Holocaust photos ‘too horrific’ to go on show at specialist museum
Four unique photographs showing Jews being sent into the gas chamber and the burning of bodies at Auschwitz concentration camp were not shown in an exhibition at the National Holocaust Museum in Amsterdam for being too shocking, the Volkskrant said on Friday.
The photos, which were taken at great risk to his own life by Greek prisoner Alberto Errera and smuggled out in a toothpaste tube, are the only known photographs in which the acts of the mass extinction of Jews can be actually seen.
They should have formed ‘the logical conclusion’ of an exhibition which tells the story of the holocaust in photographs, guest curators Erik Somers and René Kok said.
‘We show how the societal exclusion of Jews progressed from 1940 and how it was followed by persecution and finally, extinction.

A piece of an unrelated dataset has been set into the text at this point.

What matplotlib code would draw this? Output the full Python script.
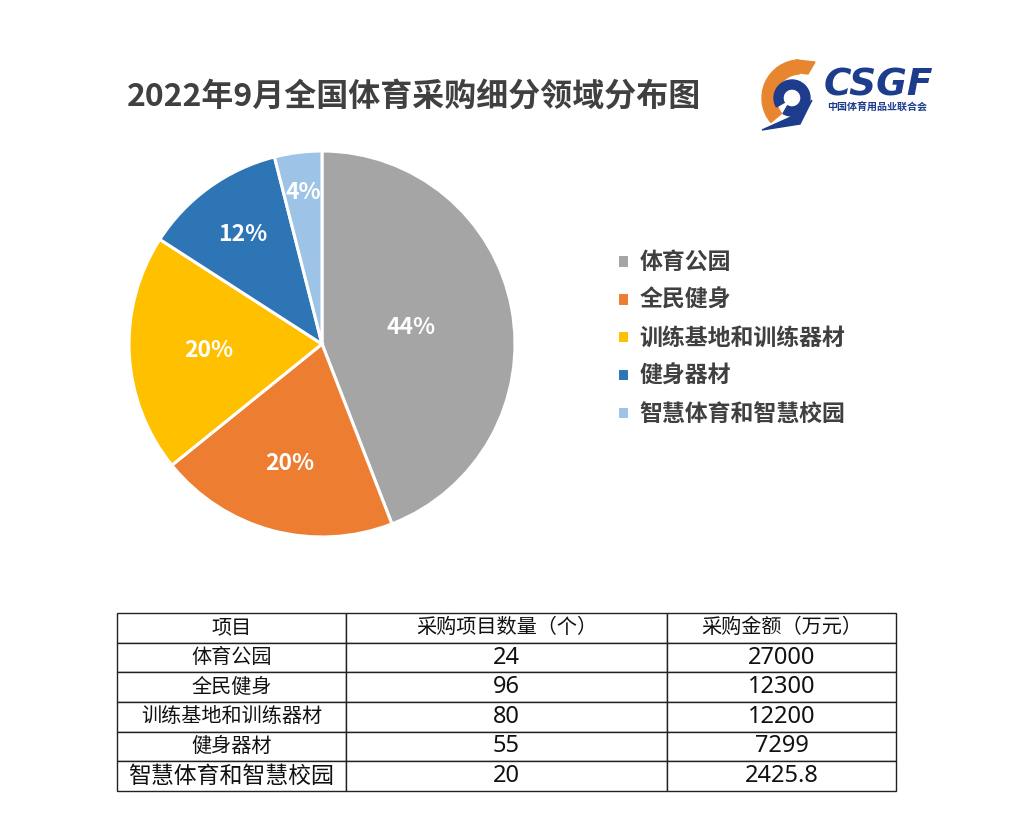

This ultimate consequence must be shown, no matter how shocking,’ they told the paper.
Emile Schrijver, director of Amsterdam’s Jewish Cultural Quarter, told the paper that apart from doubts about the educational value of the horrific photos, they were already on show at the Hollandse Schouwburg opposite the museum.
‘It would have been ridiculous to show photos by a Greek photographer with Greek victims now when visitors can see them on the other side of the street. This exhibition did not warrant their inclusion as it is about the persecution of Dutch Jews,’ he told the paper.

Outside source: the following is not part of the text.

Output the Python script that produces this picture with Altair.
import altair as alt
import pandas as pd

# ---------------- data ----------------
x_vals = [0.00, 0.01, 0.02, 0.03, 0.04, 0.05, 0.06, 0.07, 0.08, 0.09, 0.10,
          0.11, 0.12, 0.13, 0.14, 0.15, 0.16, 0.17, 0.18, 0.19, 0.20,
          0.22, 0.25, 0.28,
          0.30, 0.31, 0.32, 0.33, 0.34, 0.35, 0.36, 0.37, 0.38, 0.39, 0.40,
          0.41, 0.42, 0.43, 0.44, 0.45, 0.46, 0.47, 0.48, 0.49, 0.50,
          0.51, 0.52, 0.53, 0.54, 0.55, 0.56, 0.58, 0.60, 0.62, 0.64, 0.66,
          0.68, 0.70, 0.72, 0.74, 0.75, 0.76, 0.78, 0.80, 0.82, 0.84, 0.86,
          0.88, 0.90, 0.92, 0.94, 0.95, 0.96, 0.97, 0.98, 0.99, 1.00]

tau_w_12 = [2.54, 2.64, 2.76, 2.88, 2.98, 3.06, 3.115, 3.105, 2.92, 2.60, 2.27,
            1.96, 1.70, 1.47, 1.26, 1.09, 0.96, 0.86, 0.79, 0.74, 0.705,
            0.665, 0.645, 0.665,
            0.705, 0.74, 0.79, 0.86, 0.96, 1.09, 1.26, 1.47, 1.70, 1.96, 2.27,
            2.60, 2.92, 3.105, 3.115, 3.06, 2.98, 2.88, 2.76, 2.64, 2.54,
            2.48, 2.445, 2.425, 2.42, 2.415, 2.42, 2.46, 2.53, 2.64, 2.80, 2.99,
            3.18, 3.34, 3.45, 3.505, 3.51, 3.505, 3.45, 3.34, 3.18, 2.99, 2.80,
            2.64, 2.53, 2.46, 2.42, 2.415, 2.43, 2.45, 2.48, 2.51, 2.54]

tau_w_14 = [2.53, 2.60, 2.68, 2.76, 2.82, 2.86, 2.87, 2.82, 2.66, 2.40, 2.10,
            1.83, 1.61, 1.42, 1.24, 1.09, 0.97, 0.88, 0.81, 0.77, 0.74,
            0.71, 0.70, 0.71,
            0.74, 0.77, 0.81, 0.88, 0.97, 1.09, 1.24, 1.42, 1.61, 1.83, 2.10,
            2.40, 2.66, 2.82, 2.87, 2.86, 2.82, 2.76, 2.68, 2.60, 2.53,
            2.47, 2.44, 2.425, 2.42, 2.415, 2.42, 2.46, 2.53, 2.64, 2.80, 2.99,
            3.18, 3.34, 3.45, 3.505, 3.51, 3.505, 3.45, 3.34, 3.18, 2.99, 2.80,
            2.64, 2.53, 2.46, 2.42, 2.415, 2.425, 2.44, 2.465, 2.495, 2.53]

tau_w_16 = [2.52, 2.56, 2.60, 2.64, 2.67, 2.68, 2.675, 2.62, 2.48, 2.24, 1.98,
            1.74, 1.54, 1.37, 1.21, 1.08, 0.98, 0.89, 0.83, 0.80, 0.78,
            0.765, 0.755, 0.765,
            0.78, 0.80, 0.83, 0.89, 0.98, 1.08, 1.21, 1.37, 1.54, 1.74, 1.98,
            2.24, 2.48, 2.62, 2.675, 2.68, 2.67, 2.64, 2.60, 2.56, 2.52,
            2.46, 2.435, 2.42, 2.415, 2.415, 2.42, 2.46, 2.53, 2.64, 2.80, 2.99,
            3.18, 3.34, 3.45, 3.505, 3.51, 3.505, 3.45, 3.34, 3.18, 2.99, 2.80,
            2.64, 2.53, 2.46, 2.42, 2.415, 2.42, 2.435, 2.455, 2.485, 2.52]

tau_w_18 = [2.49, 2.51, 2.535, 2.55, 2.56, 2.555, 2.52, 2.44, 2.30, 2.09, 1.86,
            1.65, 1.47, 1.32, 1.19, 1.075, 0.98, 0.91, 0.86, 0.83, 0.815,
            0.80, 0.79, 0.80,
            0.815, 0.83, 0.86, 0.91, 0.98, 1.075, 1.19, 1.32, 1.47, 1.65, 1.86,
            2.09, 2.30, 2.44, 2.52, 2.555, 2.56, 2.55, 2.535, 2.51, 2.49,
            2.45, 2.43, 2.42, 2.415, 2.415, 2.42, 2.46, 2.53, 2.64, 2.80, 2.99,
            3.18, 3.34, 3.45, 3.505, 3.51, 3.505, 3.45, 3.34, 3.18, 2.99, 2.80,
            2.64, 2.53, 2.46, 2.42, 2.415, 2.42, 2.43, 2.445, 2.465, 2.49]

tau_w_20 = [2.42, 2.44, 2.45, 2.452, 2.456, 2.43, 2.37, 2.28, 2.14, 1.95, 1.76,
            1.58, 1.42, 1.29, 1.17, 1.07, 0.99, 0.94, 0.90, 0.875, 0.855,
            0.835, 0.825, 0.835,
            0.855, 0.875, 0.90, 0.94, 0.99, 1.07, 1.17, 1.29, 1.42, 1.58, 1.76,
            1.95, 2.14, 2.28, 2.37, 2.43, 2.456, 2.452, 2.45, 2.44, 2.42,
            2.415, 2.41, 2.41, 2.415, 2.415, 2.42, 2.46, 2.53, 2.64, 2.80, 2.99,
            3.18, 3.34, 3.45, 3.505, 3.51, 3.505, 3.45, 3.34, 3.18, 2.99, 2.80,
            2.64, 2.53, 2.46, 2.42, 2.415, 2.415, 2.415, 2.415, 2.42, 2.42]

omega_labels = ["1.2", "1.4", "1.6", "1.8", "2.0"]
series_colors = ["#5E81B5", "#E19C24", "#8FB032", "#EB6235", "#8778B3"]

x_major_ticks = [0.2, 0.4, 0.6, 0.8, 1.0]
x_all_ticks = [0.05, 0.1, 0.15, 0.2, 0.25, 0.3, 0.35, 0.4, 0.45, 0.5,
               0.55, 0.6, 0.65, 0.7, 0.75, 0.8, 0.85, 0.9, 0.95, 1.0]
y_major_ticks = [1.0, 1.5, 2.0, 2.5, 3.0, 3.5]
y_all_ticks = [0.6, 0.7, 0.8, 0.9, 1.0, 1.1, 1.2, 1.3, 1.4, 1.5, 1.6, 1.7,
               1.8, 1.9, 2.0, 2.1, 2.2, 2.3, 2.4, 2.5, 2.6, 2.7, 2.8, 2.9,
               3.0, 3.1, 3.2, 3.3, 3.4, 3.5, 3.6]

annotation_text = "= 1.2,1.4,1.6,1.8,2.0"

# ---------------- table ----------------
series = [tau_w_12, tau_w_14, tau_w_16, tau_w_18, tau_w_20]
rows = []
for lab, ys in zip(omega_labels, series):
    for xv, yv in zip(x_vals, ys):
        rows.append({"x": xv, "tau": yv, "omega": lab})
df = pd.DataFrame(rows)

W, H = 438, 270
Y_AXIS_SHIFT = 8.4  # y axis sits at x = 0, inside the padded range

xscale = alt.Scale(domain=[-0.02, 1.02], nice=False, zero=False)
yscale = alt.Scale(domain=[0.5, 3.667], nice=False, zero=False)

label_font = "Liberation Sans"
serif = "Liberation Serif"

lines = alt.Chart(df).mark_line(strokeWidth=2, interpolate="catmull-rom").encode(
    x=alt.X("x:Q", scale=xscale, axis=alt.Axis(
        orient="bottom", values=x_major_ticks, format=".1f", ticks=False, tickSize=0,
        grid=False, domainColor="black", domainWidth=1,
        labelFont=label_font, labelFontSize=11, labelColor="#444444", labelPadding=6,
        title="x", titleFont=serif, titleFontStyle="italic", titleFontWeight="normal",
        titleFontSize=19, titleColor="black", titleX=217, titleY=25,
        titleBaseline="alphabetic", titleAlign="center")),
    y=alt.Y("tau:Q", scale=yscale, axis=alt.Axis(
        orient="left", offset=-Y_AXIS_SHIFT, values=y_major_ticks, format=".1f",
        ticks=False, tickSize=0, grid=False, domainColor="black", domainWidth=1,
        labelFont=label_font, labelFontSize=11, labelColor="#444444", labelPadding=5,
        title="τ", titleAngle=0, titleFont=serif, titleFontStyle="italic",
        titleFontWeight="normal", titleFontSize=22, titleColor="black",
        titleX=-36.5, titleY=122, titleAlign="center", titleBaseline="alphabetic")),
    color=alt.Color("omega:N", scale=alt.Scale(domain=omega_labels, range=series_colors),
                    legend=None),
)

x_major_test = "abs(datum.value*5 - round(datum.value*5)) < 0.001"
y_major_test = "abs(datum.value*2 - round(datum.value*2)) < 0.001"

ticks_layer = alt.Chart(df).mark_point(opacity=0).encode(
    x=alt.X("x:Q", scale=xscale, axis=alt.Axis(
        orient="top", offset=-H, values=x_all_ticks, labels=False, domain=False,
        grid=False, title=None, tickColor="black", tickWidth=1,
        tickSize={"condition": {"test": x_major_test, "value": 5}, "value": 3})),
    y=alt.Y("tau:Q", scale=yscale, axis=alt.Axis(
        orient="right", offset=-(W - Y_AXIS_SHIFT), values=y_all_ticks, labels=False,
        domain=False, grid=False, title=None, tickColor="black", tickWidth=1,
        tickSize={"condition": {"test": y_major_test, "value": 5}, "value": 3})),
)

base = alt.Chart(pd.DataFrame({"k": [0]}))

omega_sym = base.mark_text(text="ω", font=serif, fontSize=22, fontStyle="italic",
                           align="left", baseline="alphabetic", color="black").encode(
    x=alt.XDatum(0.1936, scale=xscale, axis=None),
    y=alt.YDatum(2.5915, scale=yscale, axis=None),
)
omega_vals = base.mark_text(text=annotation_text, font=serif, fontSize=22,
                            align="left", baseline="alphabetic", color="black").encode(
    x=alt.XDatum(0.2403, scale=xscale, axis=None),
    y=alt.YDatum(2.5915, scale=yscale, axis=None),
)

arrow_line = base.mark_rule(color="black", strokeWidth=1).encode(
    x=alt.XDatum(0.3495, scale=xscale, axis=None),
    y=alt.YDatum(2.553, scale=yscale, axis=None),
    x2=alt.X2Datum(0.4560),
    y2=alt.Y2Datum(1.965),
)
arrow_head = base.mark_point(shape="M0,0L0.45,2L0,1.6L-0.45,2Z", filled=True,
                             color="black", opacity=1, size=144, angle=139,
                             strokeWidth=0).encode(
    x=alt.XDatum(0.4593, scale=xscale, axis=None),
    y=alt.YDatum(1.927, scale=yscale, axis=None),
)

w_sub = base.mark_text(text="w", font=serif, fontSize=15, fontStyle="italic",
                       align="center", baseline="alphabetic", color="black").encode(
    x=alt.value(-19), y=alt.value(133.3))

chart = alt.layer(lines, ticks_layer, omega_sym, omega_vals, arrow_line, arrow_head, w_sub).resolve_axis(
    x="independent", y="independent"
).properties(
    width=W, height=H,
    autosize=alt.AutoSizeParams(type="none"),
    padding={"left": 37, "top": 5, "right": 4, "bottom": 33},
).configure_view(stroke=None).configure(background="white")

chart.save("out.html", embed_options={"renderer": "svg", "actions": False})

Errera’s photos were not removed but covered up. The reason for this is that the exhibition, titled The persecution of the Jews in photographs, is going to travel to Berlin where it can be seen at the Topographie des Terror institute from October 29.
‘They will naturally go on show there. The Germans would very much object to the removal of the photos,’ the paper quotes Somers as saying.
It is not known where Errera got the camera to make his photos. He did not survive the camp.